Одни смотрели на Запад и завидовали, другие смотрели на Запад и бранились, однако разница между этими точками зрения не существенная: к живому Западу ни те, ни другие не обращались никогда. Они умудрились десятилетия жить на Западе, продолжая читать лекции о бесправии в России, о коварных коммунистах, о произволе Сталина. Некоторым из них (как например Александру Александровичу) делалось стыдно — ну что же это такое: я ругаю мою несчастную бедную Родину, и буржуи мне платят деньги за этот балаган? Но их на Запад звали именно за этим, впрочем, другого они и не умели. Российские философы эмигрировали на Запад и не приняли участия ни в чем — ни в одном из катаклизмов, потрясших западную историю; не отметились деянием, учением, проповедью решительно нигде. Зачем искать иной пример: даже такое явление как европейский фашизм — а уж что заметнее, — они умудрились проглядеть, никак не отметившись в Сопротивлении. Запад был для них фантомом, и, глядя на него, они обсуждали лишь собственные эмоции.
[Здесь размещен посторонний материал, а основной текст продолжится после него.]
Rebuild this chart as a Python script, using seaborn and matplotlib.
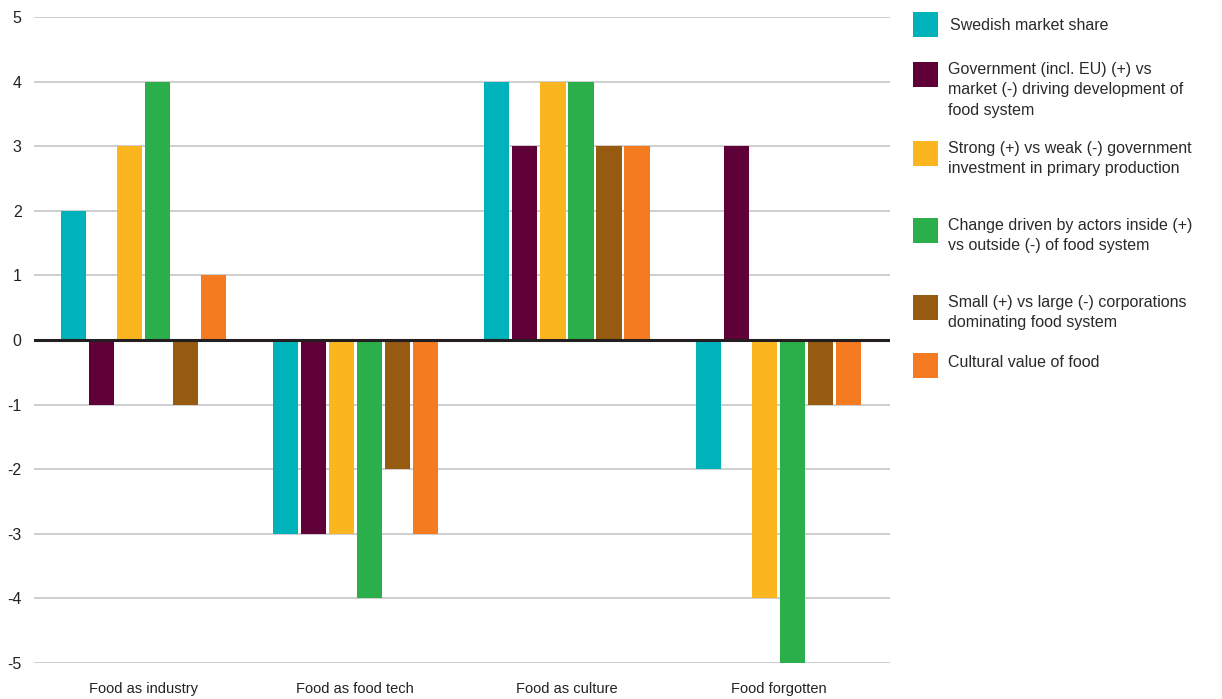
import matplotlib
matplotlib.use("Agg")
import matplotlib.pyplot as plt
from matplotlib.patches import Rectangle
import seaborn as sns
import pandas as pd

categories = ["Food as industry", "Food as food tech", "Food as culture", "Food forgotten"]
series = [
    "Swedish market share",
    "Government (incl. EU) (+) vs\nmarket (-) driving development of\nfood system",
    "Strong (+) vs weak (-) government\ninvestment in primary production",
    "Change driven by actors inside (+)\nvs outside (-) of food system",
    "Small (+) vs large (-) corporations\ndominating food system",
    "Cultural value of food",
]
swedish_market = [2, -3, 4, -2]
government_vs_market = [-1, -3, 3, 3]
strong_vs_weak = [3, -3, 4, -4]
inside_vs_outside = [4, -4, 4, -5]
small_vs_large = [-1, -2, 3, -1]
cultural_value = [1, -3, 3, -1]
colors = ["#00B2B9", "#5F0038", "#FBB61F", "#2BAF4A", "#965A10", "#F47B20"]
yticks = [-5, -4, -3, -2, -1, 0, 1, 2, 3, 4, 5]

all_values = [swedish_market, government_vs_market, strong_vs_weak,
              inside_vs_outside, small_vs_large, cultural_value]
rows = []
for s, vals in zip(series, all_values):
    for c, v in zip(categories, vals):
        rows.append({"category": c, "series": s, "value": v})
df = pd.DataFrame(rows)

sns.set_theme(style="white")
plt.rcParams["font.family"] = ["Liberation Sans", "DejaVu Sans"]

fig = plt.figure(figsize=(12.22, 6.99), dpi=100)
W, H = 1222, 699
ax = fig.add_axes([34 / W, 1 - 663 / H, (890 - 34) / W, (663 - 17) / H])

sns.barplot(data=df, x="category", y="value", hue="series", order=categories,
            hue_order=series, palette=colors, width=0.794, gap=0.1,
            saturation=1, legend=False, ax=ax, zorder=3, linewidth=0,
            edgecolor="none")

ax.set_ylim(-5, 5)
ax.set_xlim(-0.517, 3.526)
ax.set_yticks(yticks)
ax.set_yticklabels([str(t) for t in yticks])
ax.yaxis.grid(True, color="#c6c6c6", linewidth=1.2, zorder=0)
ax.xaxis.grid(False)
ax.set_axisbelow(True)
ax.axhline(0, color="#231f20", linewidth=2.2, zorder=4)
for sp in ax.spines.values():
    sp.set_visible(False)
ax.tick_params(axis="y", length=0, pad=9, labelsize=11.5, labelcolor="#222222")
ax.tick_params(axis="x", length=0, pad=14, labelsize=10.5, labelcolor="#222222")
ax.set_xlabel("")
ax.set_ylabel("")

# legend, drawn as squares and text in figure pixels
handle_tops = [12, 62, 141, 218, 295, 353]
text_tops = [18, 62, 141, 218, 295, 355]
text_x = [950, 948, 948, 948, 948, 948]
for col, lab, ht, tt, tx in zip(colors, series, handle_tops, text_tops, text_x):
    fig.add_artist(Rectangle((913 / W, 1 - (ht + 25) / H), 25 / W, 25 / H,
                             transform=fig.transFigure, facecolor=col,
                             edgecolor="none"))
    fig.text(tx / W, 1 - tt / H, lab, ha="left", va="top", fontsize=11.5,
             color="#2a2a2a", linespacing=1.45)

fig.savefig("out.png", dpi=100)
Плачевная полемика западников и славянофилов, по видимости составляющая нерв нашей умственной истории, — на деле постоянно уводит в сторону от реальных проблем русской жизни и нимало не знакомит с жизнью западной. С упорством мы изучаем заметки Страхова, дневники Достоевского, письма Тургенева, полемику Тургенева и Герцена, — так, словно недостаточно повернуть голову и посмотреть, что на самом деле происходит на нашей Родине. Мы дословно повторяем аргументацию трибунов столетней давности — и ничего, кроме гонораров, сегодняшнему оратору это не приносит.
Суть полемики Тургенева и Герцена предельно актуальна и совершенно демагогична. Тургенев задается вопросом: а нужно ли внедрять в голову русского народа социалистические идеи, если можно непосредственно внедрять цивилизацию? «Роль образованного класса в России — быть преподавателем цивилизации народу» — не правда ли, именно с этой формулой, нимало не измененной, и выступили сегодняшние западники-на-грантах. Иван Сергеевич искренне восхищается «большими отличными фермами» французских крестьян и весьма критично отзывается об убогой русской деревне с рядами одинаковых серых домов. Сегодняшние реформаторы совершенно разделяют его вкусы. И как же с этим не согласиться?